Required work » Retype only what runs from the first line of the listing to the line holding "Chart.register(...registerables);", both included. Do not retype the pictures.
** start of Source material **
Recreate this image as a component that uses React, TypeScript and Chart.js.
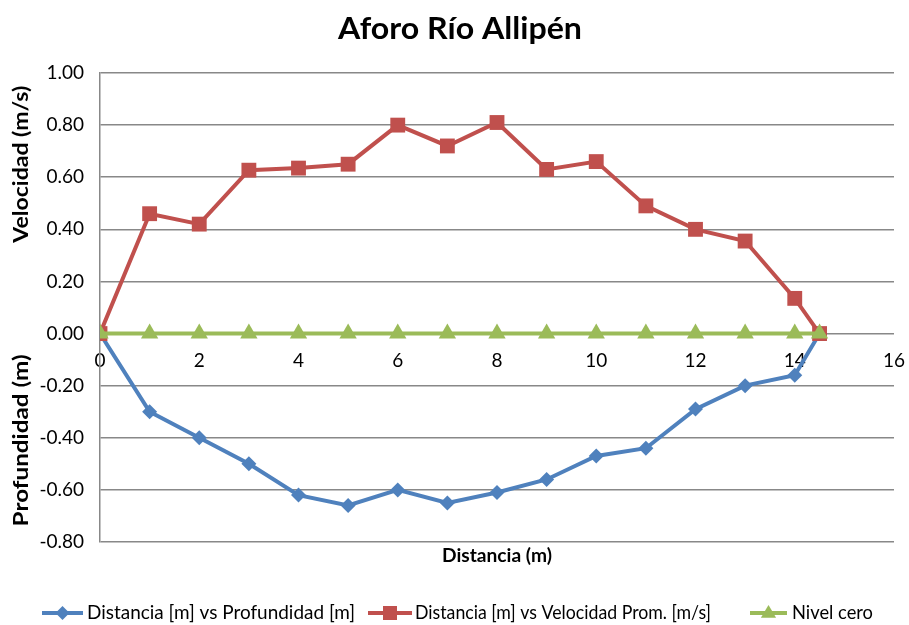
import React, { useEffect, useRef } from "react";
import { Chart, registerables } from "chart.js";

Chart.register(...registerables);

// Distance along the cross-section (m)
const distancia = [0, 1, 2, 3, 4, 5, 6, 7, 8, 9, 10, 11, 12, 13, 14, 14.5];
// Depth at each station (m), negative below the water surface
const profundidad = [0, -0.3, -0.4, -0.5, -0.62, -0.66, -0.6, -0.65, -0.61, -0.56, -0.47, -0.44, -0.29, -0.2, -0.16, 0];
// Mean velocity at each station (m/s)
const velocidad = [0, 0.46, 0.42, 0.627, 0.635, 0.65, 0.8, 0.72, 0.81, 0.63, 0.66, 0.49, 0.4, 0.355, 0.135, 0];
// Reference water level
const nivelCero = [0, 0, 0, 0, 0, 0, 0, 0, 0, 0, 0, 0, 0, 0, 0, 0];

const yTicks = [-0.8, -0.6, -0.4, -0.2, 0, 0.2, 0.4, 0.6, 0.8, 1.0];
const xTicks = [0, 2, 4, 6, 8, 10, 12, 14, 16];

const TITLE = "Aforo Río Allipén";
const X_TITLE = "Distancia (m)";
const Y_TITLE_TOP = "Velocidad (m/s)";
const Y_TITLE_BOTTOM = "Profundidad (m)";

const SERIES_NAMES = [
  "Distancia [m] vs Profundidad [m]",
  "Distancia [m] vs Velocidad Prom. [m/s]",
  "Nivel cero",
];

const BLUE = "#4F81BD";
const RED = "#C0504D";
const GREEN = "#9BBB59";
const GRID = "#888888";
const FONT = "Lato, 'Open Sans', 'DejaVu Sans', sans-serif";

const toPoints = (ys: number[]) => distancia.map((x, i) => ({ x, y: ys[i] }));

function drawMarker(ctx: CanvasRenderingContext2D, style: string, x: number, y: number, r: number, color: string) {
  ctx.fillStyle = color;
  ctx.beginPath();
  if (style === "rectRot") {
    ctx.moveTo(x, y - r);
    ctx.lineTo(x + r, y);
    ctx.lineTo(x, y + r);
    ctx.lineTo(x - r, y);
  } else if (style === "rect") {
    ctx.rect(x - r, y - r, 2 * r, 2 * r);
  } else {
    ctx.moveTo(x, y - r);
    ctx.lineTo(x + r * 0.95, y + r * 0.6);
    ctx.lineTo(x - r * 0.95, y + r * 0.6);
  }
  ctx.closePath();
  ctx.fill();
}

// Draws text at a given size, stretched along its baseline to a set width.
function drawText(
  ctx: CanvasRenderingContext2D,
  text: string,
  x: number,
  y: number,
  font: string,
  width: number,
  align: "center" | "left" = "center",
  rotate = false
) {
  ctx.save();
  ctx.font = font;
  const measured = ctx.measureText(text).width;
  ctx.translate(x, y);
  if (rotate) ctx.rotate(-Math.PI / 2);
  ctx.scale(width / measured, 1);
  ctx.textAlign = align;
  ctx.textBaseline = "middle";
  ctx.fillText(text, 0, 0);
  ctx.restore();
}

const decorations = {
  id: "decorations",
  afterDraw(chart: any) {
    const { ctx, chartArea, scales } = chart;
    const y = scales.y;
    ctx.save();
    ctx.fillStyle = "#000";

    // Main title
    drawText(ctx, TITLE, 460, 29, `bold 31px ${FONT}`, 244);

    // X axis title
    drawText(ctx, X_TITLE, (chartArea.left + chartArea.right) / 2, 556, `bold 19px ${FONT}`, 110);

    // Y axis titles, one for each half of the plot
    drawText(ctx, Y_TITLE_TOP, 22, y.getPixelForValue(0.65), `bold 20px ${FONT}`, 157, "center", true);
    drawText(ctx, Y_TITLE_BOTTOM, 22, y.getPixelForValue(-0.41), `bold 20px ${FONT}`, 172, "center", true);

    // Legend with line + marker swatches
    const items = [
      { name: SERIES_NAMES[0], color: BLUE, style: "rectRot", r: 7, x0: 42, x1: 83, tx: 87, w: 268 },
      { name: SERIES_NAMES[1], color: RED, style: "rect", r: 7, x0: 368, x1: 412, tx: 415, w: 296 },
      { name: SERIES_NAMES[2], color: GREEN, style: "triangle", r: 8, x0: 750, x1: 787, tx: 792, w: 81 },
    ];
    const ly = 613;
    for (const it of items) {
      ctx.strokeStyle = it.color;
      ctx.lineWidth = 4;
      ctx.beginPath();
      ctx.moveTo(it.x0, ly);
      ctx.lineTo(it.x1, ly);
      ctx.stroke();
      drawMarker(ctx, it.style, (it.x0 + it.x1) / 2, ly, it.r, it.color);
      ctx.fillStyle = "#000";
      drawText(ctx, it.name, it.tx, ly, `19px ${FONT}`, it.w, "left");
    }
    ctx.restore();
  },
};

export default function App() {
  const canvasRef = useRef<HTMLCanvasElement | null>(null);

  useEffect(() => {
    if (!canvasRef.current) return;
    const chart = new Chart(canvasRef.current, {
      type: "line",
      data: {
        datasets: [
          {
            label: SERIES_NAMES[0],
            data: toPoints(profundidad),
            borderColor: BLUE,
            backgroundColor: BLUE,
            borderWidth: 4,
            pointStyle: "rectRot",
            pointRadius: 7.5,
            pointBorderWidth: 0,
            tension: 0,
            order: 3,
          },
          {
            label: SERIES_NAMES[1],
            data: toPoints(velocidad),
            borderColor: RED,
            backgroundColor: RED,
            borderWidth: 4,
            pointStyle: "rect",
            pointRadius: 10.5,
            pointBorderWidth: 0,
            tension: 0,
            order: 2,
          },
          {
            label: SERIES_NAMES[2],
            data: toPoints(nivelCero),
            borderColor: GREEN,
            backgroundColor: GREEN,
            borderWidth: 4,
            pointStyle: "triangle",
            pointRadius: 10,
            pointBorderWidth: 0,
            tension: 0,
            order: 1,
          },
        ],
      },
      options: {
        responsive: false,
        animation: false,
        layout: { padding: { left: 0, right: 15, top: 73, bottom: 83 } },
        plugins: {
          legend: { display: false },
          title: { display: false },
          tooltip: { enabled: false },
        },
        scales: {
          x: {
            type: "linear",
            position: { y: 0 } as any,
            min: 0,
            max: 16,
            afterBuildTicks: (scale: any) => {
              scale.ticks = xTicks.map((v) => ({ value: v }));
            },
            afterFit: (scale: any) => {
              scale.paddingLeft = 0;
              scale.paddingRight = 0;
            },
            grid: { display: false, drawTicks: false },
            border: { display: false },
            ticks: {
              padding: 16,
              color: "#000",
              font: { family: FONT, size: 19 },
              maxRotation: 0,
            },
          },
          y: {
            type: "linear",
            min: -0.8,
            max: 1.0,
            afterBuildTicks: (scale: any) => {
              scale.ticks = yTicks.map((v) => ({ value: v }));
            },
            afterFit: (scale: any) => {
              scale.width = 100;
            },
            grid: { color: GRID, lineWidth: 1.5, drawTicks: false },
            border: { display: true, color: GRID, width: 1.5 },
            ticks: {
              padding: 16,
              color: "#000",
              font: { family: FONT, size: 19 },
              callback: (v: any) => Number(v).toFixed(2),
            },
          },
        },
      },
      plugins: [decorations],
    });
    return () => chart.destroy();
  }, []);

  return (
    <div style={{ position: "fixed", left: 0, top: 0, width: 909, height: 625, background: "#fff" }}>
      <canvas ref={canvasRef} width={909} height={625} />
    </div>
  );
}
** end of Source material **
Output for this exercise »
Recreate this image as a component that uses React, TypeScript and Chart.js.
import React, { useEffect, useRef } from "react";
import { Chart, registerables } from "chart.js";

Chart.register(...registerables);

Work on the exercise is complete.